En juillet 2000, le président Milosevic décide de convoquer des élections pour sa réélection au poste de Président de la Yougoslavie, sûr de l’emporter, il compte ainsi asseoir son pouvoir par les urnes. Convaincu qu’il y a fraude par un décompte parallèle avec l’appui de l’OSCE et d’ONGs, l’opposition organise des manifestations qui mobilisent des centaines de milliers de personnes dans tout le pays. On retrouve exactement cela en Géorgie et en Ukraine avec chaque fois des organismes internationaux et des ONGs (aux financements américains comme l’Open Society Institute ou la Freedom House) censés être impartiaux lors du décompte des bulletins de vote.
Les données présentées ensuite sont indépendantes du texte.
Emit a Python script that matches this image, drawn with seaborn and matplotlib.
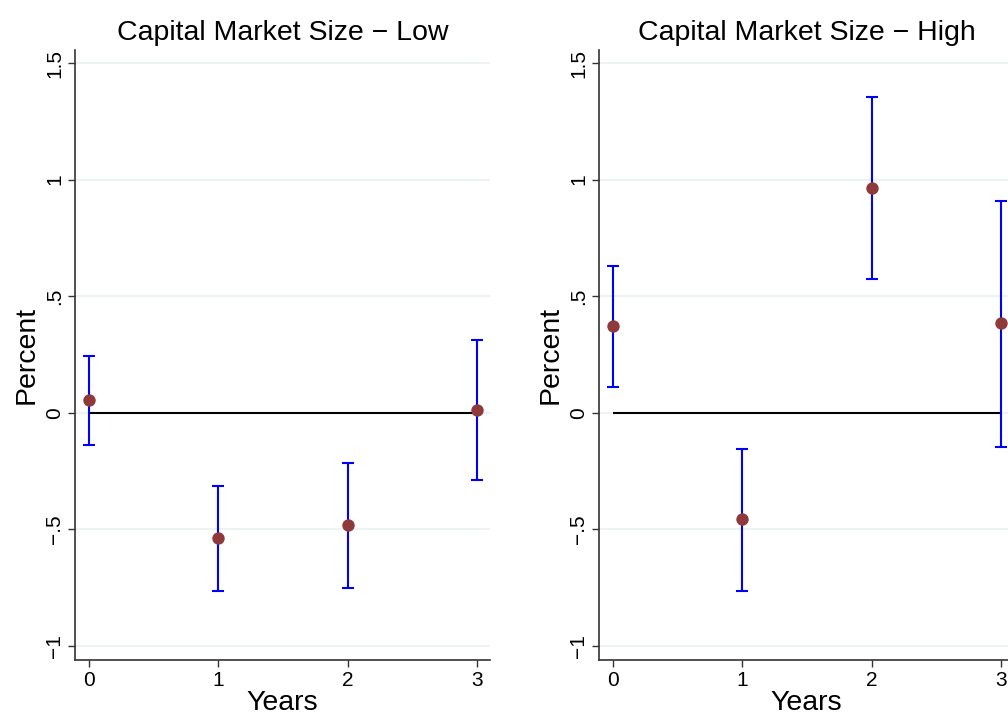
import numpy as np
import pandas as pd
import matplotlib
matplotlib.use("Agg")
import matplotlib.pyplot as plt
import seaborn as sns

years = [0, 1, 2, 3]
low_est = [0.055, -0.536, -0.48, 0.013]
low_lo = [-0.14, -0.764, -0.75, -0.29]
low_hi = [0.245, -0.313, -0.215, 0.313]
high_est = [0.373, -0.455, 0.966, 0.386]
high_lo = [0.11, -0.764, 0.575, -0.145]
high_hi = [0.63, -0.155, 1.353, 0.91]
titles = ["Capital Market Size \u2212 Low", "Capital Market Size \u2212 High"]
yticks = [-1, -0.5, 0, 0.5, 1, 1.5]
yticklabels = ["\u22121", "\u2212.5", "0", ".5", "1", "1.5"]

sns.set_theme(style="white")
plt.rcParams['font.family'] = ['Liberation Sans', 'DejaVu Sans']
plt.rcParams['text.color'] = 'black'
plt.rcParams['axes.labelcolor'] = 'black'
plt.rcParams['xtick.color'] = 'black'
plt.rcParams['ytick.color'] = 'black'

fig = plt.figure(figsize=(10.08, 7.17), dpi=100)
W = 415 / 1008
H = 610 / 717
B = 1 - 660 / 717
positions = [[75 / 1008, B, W, H], [599 / 1008, B, W, H]]

panels = [(low_est, low_lo, low_hi), (high_est, high_lo, high_hi)]
for i, (est, lo, hi) in enumerate(panels):
    ax = fig.add_axes(positions[i])
    df = pd.DataFrame({"Years": years, "est": est, "lo": lo, "hi": hi})
    for yt in yticks:
        ax.axhline(yt, color="#eaf0f2", lw=1.2, zorder=0)
    ax.hlines(0, 0, 3, color="black", lw=1.5, zorder=1)
    ax.errorbar(df["Years"], df["est"],
                yerr=[df["est"] - df["lo"], df["hi"] - df["est"]],
                fmt="none", ecolor="#0000ff", elinewidth=1.5, capsize=4,
                capthick=1.5, zorder=2)
    sns.scatterplot(data=df, x="Years", y="est", ax=ax, color="#8f3a3a",
                    s=80, edgecolor="#8f3a3a", linewidth=0, zorder=3)
    ax.set_xlim(-0.108, 3.1)
    ax.set_ylim(-1.06, 1.556)
    ax.set_xticks(years)
    ax.set_xticklabels([str(y) for y in years], fontsize=15)
    ax.set_yticks(yticks)
    ax.set_yticklabels(yticklabels, fontsize=15, rotation=90, va="center")
    ax.tick_params(axis="both", direction="out", length=5, width=1,
                   color="#333333", left=True, bottom=True, pad=3)
    ax.set_xlabel("Years", fontsize=20.5, labelpad=0)
    ax.set_ylabel("Percent", fontsize=20.5, labelpad=4)
    ax.set_title(titles[i], fontsize=20.5, pad=7)
    sns.despine(ax=ax)
    for s in ["left", "bottom"]:
        ax.spines[s].set_color("#333333")
        ax.spines[s].set_linewidth(1.2)

fig.savefig("out.png", dpi=100)
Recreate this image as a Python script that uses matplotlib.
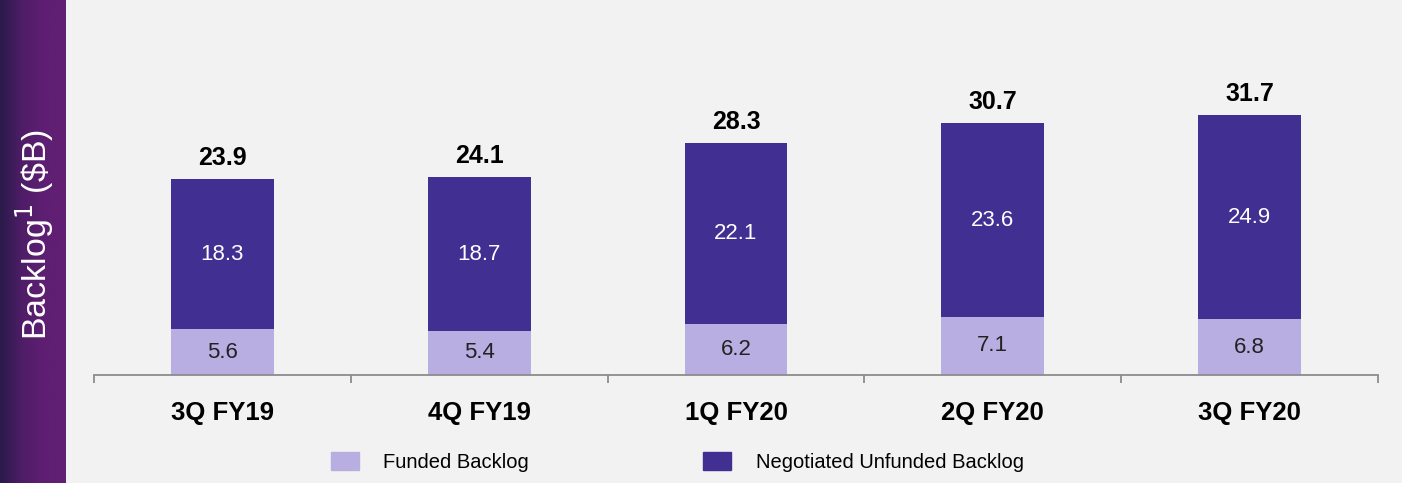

L’assaut du Parlement, le 5 octobre 2000, provoque l’effondrement du régime. Malgré des échauffourées avec la police, cette dernière et l’armée restent inactives face à l’ampleur du soulèvement populaire. Des manifestants de toute la Serbie participent au renversement du pouvoir en prenant d’assaut les télévisions fidèles au régime. Les piliers du pouvoir sont maîtrisés. Cependant, le combat non violent possède ses limites car c’est finalement un acte violent qui renverse M. Milosevic. Ce modèle de révolution « de velours » sera repris en Géorgie et en Ukraine avec succès. Ce seront les membres d’Otpor eux-mêmes qui dispenseront les séminaires d’initiation aux techniques non violentes. Ces révolutions sont encadrées par les Américains qui financent l’opposition et les médias. On observe clairement les similitudes dans les méthodes utilisées pour en faire de véritables mouvements spontanés populaires. Par exemple, la télévision Roustavi-2, la plus populaire de Géorgie, diffuse plusieurs fois un documentaire sur la chute de Milosevic, alors que M. Chevardnadze est encore au pouvoir. On voit alors apparaître les mêmes symboles utilisés par Otpor parmi l’opposition géorgienne. Les esprits sont préparés.

L’extension des révolution dans l’ancien bloc soviétique

Ces révolutions sont à l’oeuvre dans bon nombre de pays d’Asie centrale. Les membres d’Otpor qui, désormais, sont rémunérés pour leurs services en conseils pour révolution non violente reçoivent des appels d’immigrés cubains, du Venezuela et du Liban. Il reste à savoir si ce modèle subversif est exportable partout. Aleksandar Maric, activiste d’Otpor, pense que cette méthode ne peut réussir que dans des « dictatures souples » c’est à dire avec suffisamment d’espace pour l’existence d’un petite opposition (et donc, de médias indépendants), c’est pour cela qu’il refuse de travailler à Cuba et que la révolution a échoué en Biélorussie.
Grâce aux récents changements politiques en Asie centrale, les Américains avancent leurs pions et renforcent leurs positions aux détriments des Russes qui peuvent difficilement s’opposer à des régimes « démocratiques » nés de révolutions populaires. Le soft power apparaît comme étant une arme redoutable dans la stratégie globale de l’empire américain. Pour l’instant rien ne semble pouvoir la contrer.